AABO: Adaptive Anchor Box Optimization for Object Detection via Bayesian Sub-sampling
This work addresses a key bottleneck in anchor-based object detection systems by providing a data-driven optimization method that can enhance performance across various datasets and models, though it is incremental as it builds on existing anchor-based frameworks.
The paper tackles the problem of automatically optimizing anchor boxes for object detection, which are typically pre-defined with heuristics, and proposes AABO, a method using Bayesian optimization and subsampling to find better configurations, resulting in mAP improvements of up to 2.4% on datasets like COCO.

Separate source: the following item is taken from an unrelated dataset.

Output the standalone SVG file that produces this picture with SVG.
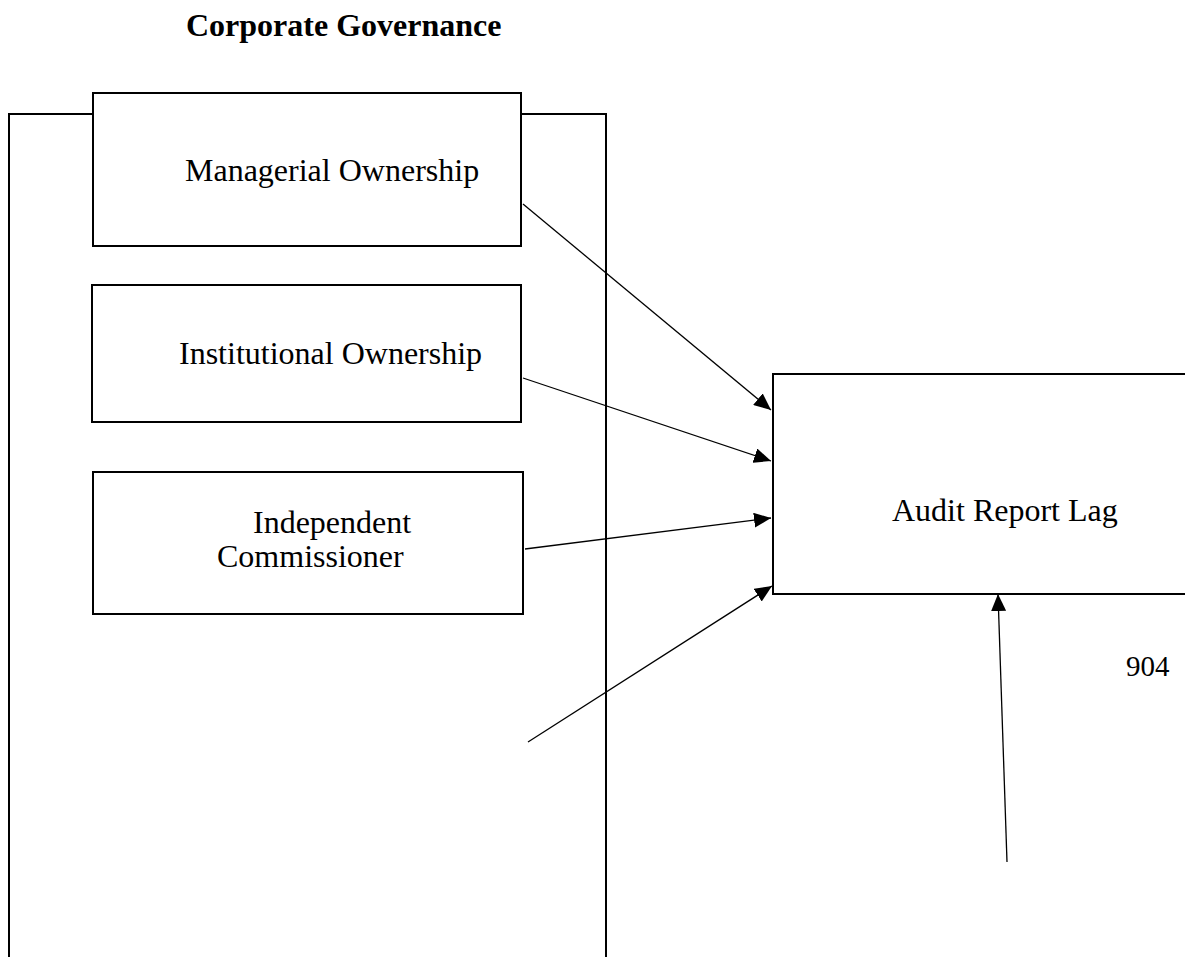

Most state-of-the-art object detection systems follow an anchor-based diagram. Anchor boxes are densely proposed over the images and the network is trained to predict the boxes position offset as well as the classification confidence. Existing systems pre-define anchor box shapes and sizes and ad-hoc heuristic adjustments are used to define the anchor configurations. However, this might be sub-optimal or even wrong when a new dataset or a new model is adopted. In this paper, we study the problem of automatically optimizing anchor boxes for object detection. We first demonstrate that the number of anchors, anchor scales and ratios are crucial factors for a reliable object detection system. By carefully analyzing the existing bounding box patterns on the feature hierarchy, we design a flexible and tight hyper-parameter space for anchor configurations. Then we propose a novel hyper-parameter optimization method named AABO to determine more appropriate anchor boxes for a certain dataset, in which Bayesian Optimization and subsampling method are combined to achieve precise and efficient anchor configuration optimization. Experiments demonstrate the effectiveness of our proposed method on different detectors and datasets, e.g. achieving around 2.4% mAP improvement on COCO, 1.6% on ADE and 1.5% on VG, and the optimal anchors can bring 1.4% to 2.4% mAP improvement on SOTA detectors by only optimizing anchor configurations, e.g. boosting Mask RCNN from 40.3% to 42.3%, and HTC detector from 46.8% to 48.2%.